= Problem =
Leave out every picture, then transcribe the rest of the listing exactly.
====
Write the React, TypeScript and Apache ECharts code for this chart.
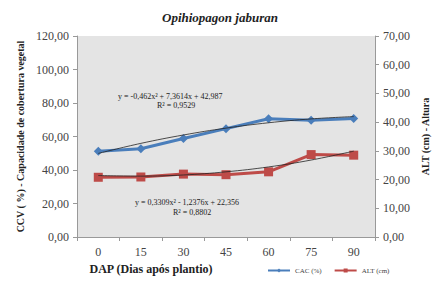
import React, { useEffect, useRef } from "react";
import * as echarts from "echarts";

const categories = ["0", "15", "30", "45", "60", "75", "90"];
const cac = [51.2, 52.7, 58.8, 64.7, 70.6, 69.7, 70.7];
const alt = [20.8, 20.9, 21.9, 21.7, 22.7, 28.7, 28.5];
const cacTrend = [49.9, 55.9, 60.9, 65.0, 68.2, 70.5, 71.9];
const altTrend = [21.4, 21.2, 21.6, 22.7, 24.4, 26.8, 29.9];
const leftTicks = { min: 0, max: 120, interval: 20 };
const rightTicks = { min: 0, max: 70, interval: 10 };

const serif = "Liberation Serif";
const fmt = (v: number) => v.toFixed(2).replace(".", ",");

export default function App() {
  const ref = useRef<HTMLDivElement>(null);
  useEffect(() => {
    if (!ref.current) return;
    const chart = echarts.init(ref.current, undefined, { renderer: "svg" });
    chart.setOption({
      animation: false,
      backgroundColor: "#ffffff",
      title: {
        text: "Opihiopagon jaburan",
        left: "center",
        top: 6,
        textStyle: { fontFamily: serif, fontSize: 13, fontWeight: "bold", fontStyle: "italic", color: "#222" },
      },
      grid: { left: 77, right: 65, top: 36, bottom: 45, show: true, backgroundColor: "#e4e4e4", borderWidth: 0 },
      legend: {
        left: 262,
        top: 262,
        itemWidth: 22,
        itemHeight: 5,
        itemGap: 12,
        textStyle: { fontFamily: serif, fontSize: 7, color: "#444" },
        data: [{ name: "CAC (%)" }, { name: "ALT (cm)" }],
      },
      xAxis: {
        type: "category",
        data: categories,
        boundaryGap: true,
        name: "DAP (Dias após plantio)",
        nameLocation: "middle",
        nameGap: 24,
        nameTextStyle: { fontFamily: serif, fontSize: 12, fontWeight: "bold", color: "#222", padding: [0, 0, 0, -150] },
        axisLine: { lineStyle: { color: "#999" } },
        axisTick: { show: true, alignWithLabel: false, length: 4, lineStyle: { color: "#999" } },
        axisLabel: { fontFamily: serif, fontSize: 12, color: "#444", margin: 9 },
        splitLine: { show: false },
      },
      yAxis: [
        {
          type: "value",
          ...leftTicks,
          name: "CCV ( %) - Capacidade de cobertura vegetal",
          nameLocation: "middle",
          nameRotate: 90,
          nameGap: 52,
          nameTextStyle: { fontFamily: serif, fontSize: 10, fontWeight: "bold", color: "#222" },
          axisLine: { show: true, lineStyle: { color: "#999" } },
          axisTick: { show: true, length: 4, lineStyle: { color: "#999" } },
          axisLabel: { fontFamily: serif, fontSize: 12, color: "#444", margin: 8, formatter: fmt },
          splitLine: { show: false },
        },
        {
          type: "value",
          ...rightTicks,
          position: "right",
          name: "ALT (cm) - Altura",
          nameLocation: "middle",
          nameRotate: 90,
          nameGap: 44,
          nameTextStyle: { fontFamily: serif, fontSize: 10, fontWeight: "bold", color: "#222" },
          axisLine: { show: true, lineStyle: { color: "#999" } },
          axisTick: { show: true, length: 4, lineStyle: { color: "#999" } },
          axisLabel: { fontFamily: serif, fontSize: 12, color: "#444", margin: 8, formatter: fmt },
          splitLine: { show: false },
        },
      ],
      series: [
        {
          name: "CAC (%)",
          type: "line",
          yAxisIndex: 0,
          data: cac,
          symbol: "diamond",
          symbolSize: 9,
          lineStyle: { color: "#4a7ebb", width: 3 },
          itemStyle: { color: "#4a7ebb" },
          z: 2,
        },
        {
          name: "ALT (cm)",
          type: "line",
          yAxisIndex: 1,
          data: alt,
          symbol: "rect",
          symbolSize: 9,
          lineStyle: { color: "#be4b48", width: 3 },
          itemStyle: { color: "#be4b48" },
          z: 2,
        },
        {
          name: "trendCAC",
          type: "line",
          yAxisIndex: 0,
          data: cacTrend,
          smooth: 0.4,
          symbol: "none",
          lineStyle: { color: "#222", width: 0.8 },
          z: 3,
          silent: true,
        },
        {
          name: "trendALT",
          type: "line",
          yAxisIndex: 1,
          data: altTrend,
          smooth: 0.4,
          symbol: "none",
          lineStyle: { color: "#222", width: 0.8 },
          z: 3,
          silent: true,
        },
      ],
      graphic: [
        { type: "text", left: 118, top: 92, style: { text: "y = -0,462x² + 7,3614x + 42,987", fontFamily: serif, fontSize: 8, fill: "#222" } },
        { type: "text", left: 157, top: 101, style: { text: "R² = 0,9529", fontFamily: serif, fontSize: 8, fill: "#222" } },
        { type: "text", left: 135, top: 198, style: { text: "y = 0,3309x² - 1,2376x + 22,356", fontFamily: serif, fontSize: 8, fill: "#222" } },
        { type: "text", left: 173, top: 208, style: { text: "R² = 0,8802", fontFamily: serif, fontSize: 8, fill: "#222" } },
      ],
    });
    return () => chart.dispose();
  }, []);
  return <div ref={ref} style={{ width: 440, height: 282, position: "absolute", left: 0, top: 0 }} />;
}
====
= Completed task =
Write the React, TypeScript and Apache ECharts code for this chart.
import React, { useEffect, useRef } from "react";
import * as echarts from "echarts";

const categories = ["0", "15", "30", "45", "60", "75", "90"];
const cac = [51.2, 52.7, 58.8, 64.7, 70.6, 69.7, 70.7];
const alt = [20.8, 20.9, 21.9, 21.7, 22.7, 28.7, 28.5];
const cacTrend = [49.9, 55.9, 60.9, 65.0, 68.2, 70.5, 71.9];
const altTrend = [21.4, 21.2, 21.6, 22.7, 24.4, 26.8, 29.9];
const leftTicks = { min: 0, max: 120, interval: 20 };
const rightTicks = { min: 0, max: 70, interval: 10 };

const serif = "Liberation Serif";
const fmt = (v: number) => v.toFixed(2).replace(".", ",");

export default function App() {
  const ref = useRef<HTMLDivElement>(null);
  useEffect(() => {
    if (!ref.current) return;
    const chart = echarts.init(ref.current, undefined, { renderer: "svg" });
    chart.setOption({
      animation: false,
      backgroundColor: "#ffffff",
      title: {
        text: "Opihiopagon jaburan",
        left: "center",
        top: 6,
        textStyle: { fontFamily: serif, fontSize: 13, fontWeight: "bold", fontStyle: "italic", color: "#222" },
      },
      grid: { left: 77, right: 65, top: 36, bottom: 45, show: true, backgroundColor: "#e4e4e4", borderWidth: 0 },
      legend: {
        left: 262,
        top: 262,
        itemWidth: 22,
        itemHeight: 5,
        itemGap: 12,
        textStyle: { fontFamily: serif, fontSize: 7, color: "#444" },
        data: [{ name: "CAC (%)" }, { name: "ALT (cm)" }],
      },
      xAxis: {
        type: "category",
        data: categories,
        boundaryGap: true,
        name: "DAP (Dias após plantio)",
        nameLocation: "middle",
        nameGap: 24,
        nameTextStyle: { fontFamily: serif, fontSize: 12, fontWeight: "bold", color: "#222", padding: [0, 0, 0, -150] },
        axisLine: { lineStyle: { color: "#999" } },
        axisTick: { show: true, alignWithLabel: false, length: 4, lineStyle: { color: "#999" } },
        axisLabel: { fontFamily: serif, fontSize: 12, color: "#444", margin: 9 },
        splitLine: { show: false },
      },
      yAxis: [
        {
          type: "value",
          ...leftTicks,
          name: "CCV ( %) - Capacidade de cobertura vegetal",
          nameLocation: "middle",
          nameRotate: 90,
          nameGap: 52,
          nameTextStyle: { fontFamily: serif, fontSize: 10, fontWeight: "bold", color: "#222" },
          axisLine: { show: true, lineStyle: { color: "#999" } },
          axisTick: { show: true, length: 4, lineStyle: { color: "#999" } },
          axisLabel: { fontFamily: serif, fontSize: 12, color: "#444", margin: 8, formatter: fmt },
          splitLine: { show: false },
        },
        {
          type: "value",
          ...rightTicks,
          position: "right",
          name: "ALT (cm) - Altura",
          nameLocation: "middle",
          nameRotate: 90,
          nameGap: 44,
          nameTextStyle: { fontFamily: serif, fontSize: 10, fontWeight: "bold", color: "#222" },
          axisLine: { show: true, lineStyle: { color: "#999" } },
          axisTick: { show: true, length: 4, lineStyle: { color: "#999" } },
          axisLabel: { fontFamily: serif, fontSize: 12, color: "#444", margin: 8, formatter: fmt },
          splitLine: { show: false },
        },
      ],
      series: [
        {
          name: "CAC (%)",
          type: "line",
          yAxisIndex: 0,
          data: cac,
          symbol: "diamond",
          symbolSize: 9,
          lineStyle: { color: "#4a7ebb", width: 3 },
          itemStyle: { color: "#4a7ebb" },
          z: 2,
        },
        {
          name: "ALT (cm)",
          type: "line",
          yAxisIndex: 1,
          data: alt,
          symbol: "rect",
          symbolSize: 9,
          lineStyle: { color: "#be4b48", width: 3 },
          itemStyle: { color: "#be4b48" },
          z: 2,
        },
        {
          name: "trendCAC",
          type: "line",
          yAxisIndex: 0,
          data: cacTrend,
          smooth: 0.4,
          symbol: "none",
          lineStyle: { color: "#222", width: 0.8 },
          z: 3,
          silent: true,
        },
        {
          name: "trendALT",
          type: "line",
          yAxisIndex: 1,
          data: altTrend,
          smooth: 0.4,
          symbol: "none",
          lineStyle: { color: "#222", width: 0.8 },
          z: 3,
          silent: true,
        },
      ],
      graphic: [
        { type: "text", left: 118, top: 92, style: { text: "y = -0,462x² + 7,3614x + 42,987", fontFamily: serif, fontSize: 8, fill: "#222" } },
        { type: "text", left: 157, top: 101, style: { text: "R² = 0,9529", fontFamily: serif, fontSize: 8, fill: "#222" } },
        { type: "text", left: 135, top: 198, style: { text: "y = 0,3309x² - 1,2376x + 22,356", fontFamily: serif, fontSize: 8, fill: "#222" } },
        { type: "text", left: 173, top: 208, style: { text: "R² = 0,8802", fontFamily: serif, fontSize: 8, fill: "#222" } },
      ],
    });
    return () => chart.dispose();
  }, []);
  return <div ref={ref} style={{ width: 440, height: 282, position: "absolute", left: 0, top: 0 }} />;
}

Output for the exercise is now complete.